Defect Functions Between Filtrations of Ideals

TL;DR

This paper introduces the defect function for pairs of ideal filtrations, showing it is asymptotically a quasi-polynomial and analyzing its structure for specific filtrations, extending the understanding of symbolic and ordinary powers.

Contribution

It generalizes the symbolic defect to a broader class of filtrations and establishes asymptotic polynomial behavior under certain algebraic conditions.

Findings

Defect function is asymptotically a quasi-polynomial.

The defect function becomes polynomial when Rees algebra is standard graded.

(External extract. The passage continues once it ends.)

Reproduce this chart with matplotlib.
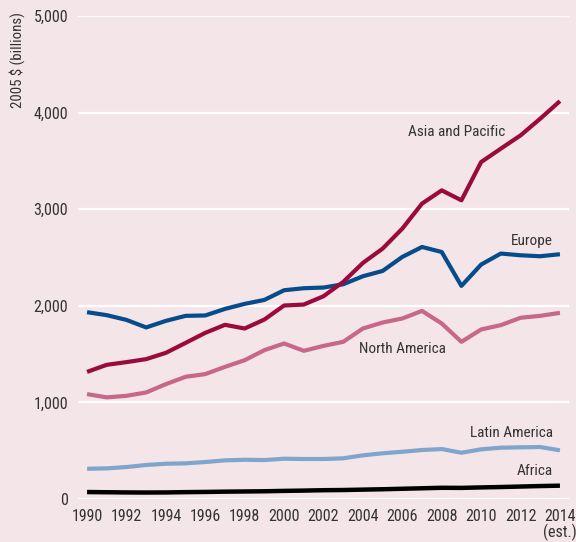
import matplotlib
matplotlib.use("Agg")
import matplotlib.pyplot as plt

years = list(range(1990, 2015))
asia_pacific = [1316, 1389, 1417, 1448, 1513, 1616, 1720, 1803, 1765, 1858, 2003, 2013,
                2099, 2247, 2444, 2592, 2799, 3058, 3195, 3092, 3488, 3627, 3764, 3937, 4119]
europe = [1934, 1903, 1854, 1776, 1844, 1896, 1900, 1968, 2020, 2061, 2161, 2182,
          2189, 2223, 2306, 2361, 2506, 2609, 2557, 2206, 2427, 2541, 2523, 2513, 2534]
north_america = [1086, 1052, 1068, 1103, 1189, 1265, 1293, 1368, 1437, 1541, 1610, 1534,
                 1585, 1627, 1765, 1827, 1869, 1947, 1817, 1627, 1755, 1800, 1876, 1896, 1927]
latin_america = [313, 317, 331, 352, 365, 369, 383, 400, 406, 403, 417, 414,
                 414, 421, 452, 473, 489, 507, 517, 479, 514, 531, 535, 538, 504]
africa = [72, 70, 68, 67, 68, 71, 73, 76, 78, 80, 84, 87,
          91, 93, 97, 101, 106, 111, 116, 115, 120, 124, 129, 134, 138]

xtick_years = list(range(1990, 2015, 2))
xtick_labels = [str(y) for y in xtick_years[:-1]] + ["2014\n(est.)"]
yticks = [0, 1000, 2000, 3000, 4000, 5000]
ytick_labels = ["0", "1,000", "2,000", "3,000", "4,000", "5,000"]

bg = "#F4E5E9"
txt = "#333333"
fam = ["Roboto Condensed", "Liberation Sans"]
plt.rcParams["font.family"] = fam

fig = plt.figure(figsize=(5.76, 5.42), dpi=100, facecolor=bg)
ax = fig.add_axes([78/576, 43/542, 491/576, 483/542], facecolor=bg)

ax.set_xlim(1989.54, 2014.46)
ax.set_ylim(0, 5000)
for y in yticks:
    ax.axhline(y, color="white", lw=1.6, zorder=1)

ax.plot(years, latin_america, color="#7FA5CC", lw=3, zorder=3, solid_capstyle="butt")
ax.plot(years, africa, color="#000000", lw=3.2, zorder=3, solid_capstyle="butt")
ax.plot(years, north_america, color="#C7678A", lw=3, zorder=3, solid_capstyle="butt")
ax.plot(years, europe, color="#064C8C", lw=3, zorder=4, solid_capstyle="butt")
ax.plot(years, asia_pacific, color="#9A0A3C", lw=3, zorder=5, solid_capstyle="butt")

for s in ax.spines.values():
    s.set_visible(False)
ax.set_xticks(xtick_years)
ax.set_xticklabels(xtick_labels, linespacing=1.0)
ax.set_yticks(yticks)
ax.set_yticklabels(ytick_labels)
ax.tick_params(axis="both", length=0, labelsize=11.5, colors=txt)
ax.tick_params(axis="x", pad=7)
ax.tick_params(axis="y", pad=7)

lab_kw = dict(fontsize=11, color=txt, zorder=6)
ax.text(2008.77, 3800, "Asia and Pacific", ha="center", va="center", **lab_kw)
ax.text(2013.64, 2668, "Europe", ha="right", va="center", **lab_kw)
ax.text(2005.99, 1551, "North America", ha="center", va="center", **lab_kw)
ax.text(2013.64, 683, "Latin America", ha="right", va="center", **lab_kw)
ax.text(2013.64, 290, "Africa", ha="right", va="center", **lab_kw)

fig.text(17/576, 1 - 12/542, "2005 $ (billions)", rotation=90, ha="center", va="top",
         fontsize=10.7, color=txt)

fig.savefig("out.png", dpi=100, facecolor=bg)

Top coefficients of the quasi-polynomial are constant under natural hypotheses.

Abstract

We introduce and study the defect function associated to a pair of filtrations of ideals, which generalizes the symbolic defect of ideals. Under the assumption that the Rees algebra of one filtration is Noetherian and that a natural graded module measuring the interaction between the filtrations is finitely generated over it, we show that the corresponding defect function is asymptotically a quasi-polynomial. Moreover, the defect function becomes eventually polynomial when the Rees algebra of the first filtration is standard graded. For filtrations arising from saturations and ordinary powers of monomial ideals, we further analyze the structure of the quasi-polynomial. We prove that the top two coefficients of the eventual quasi-polynomial are constant under natural hypotheses.